— START OF Source data —
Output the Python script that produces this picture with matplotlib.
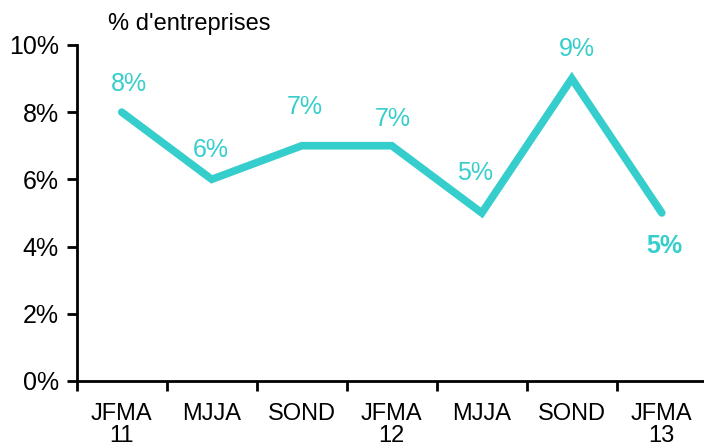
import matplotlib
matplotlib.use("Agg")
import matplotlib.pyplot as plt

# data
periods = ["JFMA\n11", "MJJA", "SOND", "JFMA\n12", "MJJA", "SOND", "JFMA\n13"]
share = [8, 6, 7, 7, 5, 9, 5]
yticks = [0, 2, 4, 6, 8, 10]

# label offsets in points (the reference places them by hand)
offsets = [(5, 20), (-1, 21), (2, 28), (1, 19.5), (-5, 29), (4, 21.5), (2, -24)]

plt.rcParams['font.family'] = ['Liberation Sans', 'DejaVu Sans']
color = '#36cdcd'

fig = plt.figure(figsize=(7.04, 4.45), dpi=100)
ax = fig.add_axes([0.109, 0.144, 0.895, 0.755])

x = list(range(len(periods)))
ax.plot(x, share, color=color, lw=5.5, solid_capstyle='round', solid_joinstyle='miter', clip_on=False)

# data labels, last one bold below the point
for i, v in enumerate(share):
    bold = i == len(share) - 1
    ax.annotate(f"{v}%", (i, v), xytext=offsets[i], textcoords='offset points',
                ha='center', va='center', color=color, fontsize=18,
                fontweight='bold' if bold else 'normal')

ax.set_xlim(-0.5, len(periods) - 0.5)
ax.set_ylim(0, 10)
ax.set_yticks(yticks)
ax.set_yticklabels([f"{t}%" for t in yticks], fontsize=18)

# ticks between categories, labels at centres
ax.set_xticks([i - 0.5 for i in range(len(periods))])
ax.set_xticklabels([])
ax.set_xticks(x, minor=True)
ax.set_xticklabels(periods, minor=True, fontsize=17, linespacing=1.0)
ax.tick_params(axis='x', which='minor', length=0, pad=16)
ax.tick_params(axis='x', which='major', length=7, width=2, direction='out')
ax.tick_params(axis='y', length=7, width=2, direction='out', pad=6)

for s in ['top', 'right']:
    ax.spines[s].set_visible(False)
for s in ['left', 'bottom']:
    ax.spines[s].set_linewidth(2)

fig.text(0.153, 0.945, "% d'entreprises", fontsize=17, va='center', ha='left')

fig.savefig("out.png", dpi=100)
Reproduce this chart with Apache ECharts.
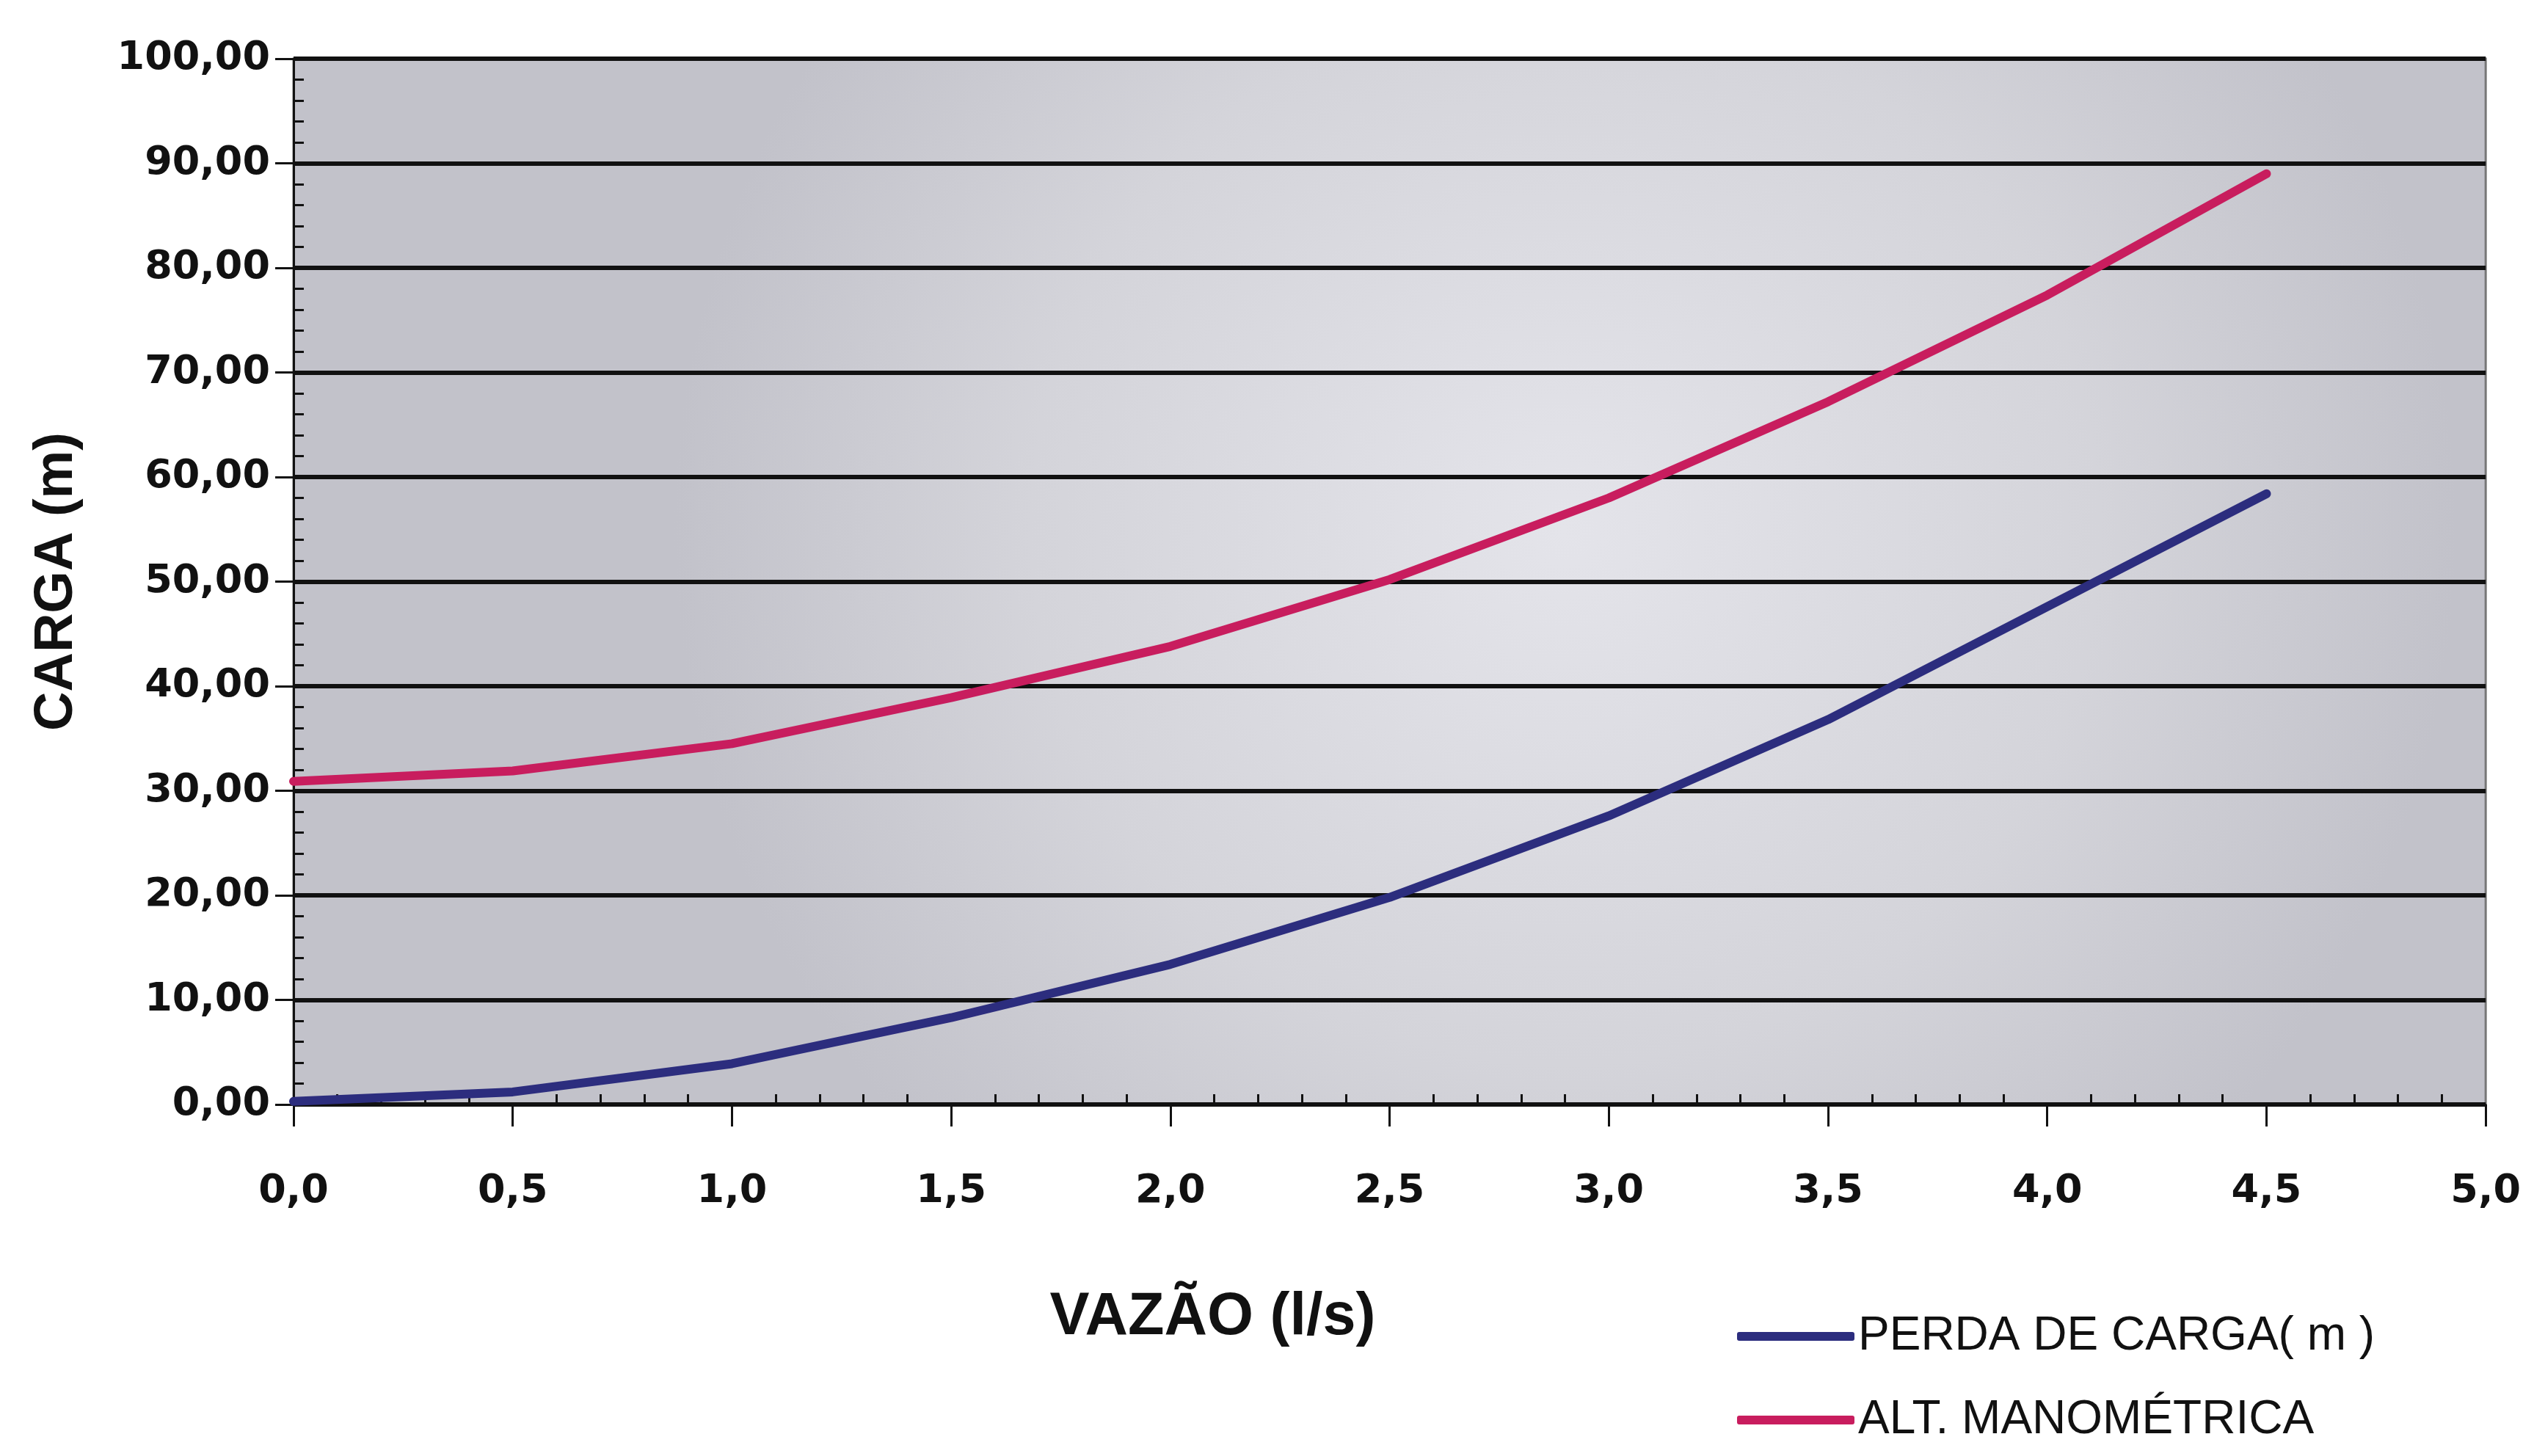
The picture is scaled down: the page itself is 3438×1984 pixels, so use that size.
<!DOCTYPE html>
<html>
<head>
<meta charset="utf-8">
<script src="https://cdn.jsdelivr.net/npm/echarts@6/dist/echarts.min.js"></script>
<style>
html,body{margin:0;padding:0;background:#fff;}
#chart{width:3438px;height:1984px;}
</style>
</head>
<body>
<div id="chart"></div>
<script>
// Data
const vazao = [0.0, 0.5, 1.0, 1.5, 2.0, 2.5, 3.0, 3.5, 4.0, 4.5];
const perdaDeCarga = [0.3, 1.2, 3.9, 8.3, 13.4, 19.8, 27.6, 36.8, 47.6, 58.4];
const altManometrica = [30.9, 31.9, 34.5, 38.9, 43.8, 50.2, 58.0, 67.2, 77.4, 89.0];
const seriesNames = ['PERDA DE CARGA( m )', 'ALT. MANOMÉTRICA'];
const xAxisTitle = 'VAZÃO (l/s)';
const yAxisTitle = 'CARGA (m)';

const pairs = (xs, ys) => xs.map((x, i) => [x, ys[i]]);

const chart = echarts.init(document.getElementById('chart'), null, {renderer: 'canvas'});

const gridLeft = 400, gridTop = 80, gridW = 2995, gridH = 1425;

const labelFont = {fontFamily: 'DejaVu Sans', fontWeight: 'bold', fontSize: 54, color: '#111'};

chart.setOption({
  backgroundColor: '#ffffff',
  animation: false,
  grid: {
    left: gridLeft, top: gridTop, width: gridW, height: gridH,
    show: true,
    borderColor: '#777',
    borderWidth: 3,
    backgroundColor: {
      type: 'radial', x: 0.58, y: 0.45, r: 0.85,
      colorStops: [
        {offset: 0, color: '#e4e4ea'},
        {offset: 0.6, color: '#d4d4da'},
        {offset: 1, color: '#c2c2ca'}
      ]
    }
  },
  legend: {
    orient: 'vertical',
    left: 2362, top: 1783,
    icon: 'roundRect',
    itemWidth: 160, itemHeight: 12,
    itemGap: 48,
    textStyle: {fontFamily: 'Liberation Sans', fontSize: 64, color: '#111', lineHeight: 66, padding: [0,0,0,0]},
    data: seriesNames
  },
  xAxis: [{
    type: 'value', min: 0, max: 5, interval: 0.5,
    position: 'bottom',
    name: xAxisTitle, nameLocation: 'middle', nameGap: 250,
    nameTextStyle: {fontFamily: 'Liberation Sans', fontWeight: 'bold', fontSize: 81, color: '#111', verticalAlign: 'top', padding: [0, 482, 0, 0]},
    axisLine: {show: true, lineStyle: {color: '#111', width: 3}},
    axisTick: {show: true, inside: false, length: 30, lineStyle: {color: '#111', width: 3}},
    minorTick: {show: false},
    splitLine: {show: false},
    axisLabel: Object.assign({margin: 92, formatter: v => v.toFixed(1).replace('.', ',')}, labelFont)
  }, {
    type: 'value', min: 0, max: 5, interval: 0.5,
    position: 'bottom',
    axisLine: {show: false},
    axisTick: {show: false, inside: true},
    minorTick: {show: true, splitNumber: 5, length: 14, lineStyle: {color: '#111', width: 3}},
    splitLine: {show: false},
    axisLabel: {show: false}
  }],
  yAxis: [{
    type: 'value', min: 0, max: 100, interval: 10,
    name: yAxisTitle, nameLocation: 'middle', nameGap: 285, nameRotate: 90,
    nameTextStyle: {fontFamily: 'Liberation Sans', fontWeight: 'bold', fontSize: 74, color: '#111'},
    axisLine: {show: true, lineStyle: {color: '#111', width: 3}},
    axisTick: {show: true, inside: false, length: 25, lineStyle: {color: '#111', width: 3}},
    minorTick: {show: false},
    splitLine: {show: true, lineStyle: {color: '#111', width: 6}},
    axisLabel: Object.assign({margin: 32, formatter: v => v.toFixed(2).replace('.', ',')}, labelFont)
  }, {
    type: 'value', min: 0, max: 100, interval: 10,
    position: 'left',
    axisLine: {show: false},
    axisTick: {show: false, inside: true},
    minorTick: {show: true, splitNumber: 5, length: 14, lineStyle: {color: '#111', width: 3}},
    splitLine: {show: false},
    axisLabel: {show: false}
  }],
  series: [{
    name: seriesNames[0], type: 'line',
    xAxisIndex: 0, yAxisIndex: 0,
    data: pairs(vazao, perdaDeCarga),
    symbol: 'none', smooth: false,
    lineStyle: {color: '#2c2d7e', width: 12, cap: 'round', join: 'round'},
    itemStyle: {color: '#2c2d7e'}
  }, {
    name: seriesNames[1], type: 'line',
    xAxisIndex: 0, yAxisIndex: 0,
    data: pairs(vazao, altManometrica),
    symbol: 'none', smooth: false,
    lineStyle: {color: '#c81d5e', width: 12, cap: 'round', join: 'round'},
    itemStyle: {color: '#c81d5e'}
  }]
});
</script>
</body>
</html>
— END OF Source data —
▶ Task prompt:
Which lines hold the word "this"? Return all of them from the records above.

▶ Task response:
Output the Python script that produces this picture with matplotlib.
Reproduce this chart with Apache ECharts.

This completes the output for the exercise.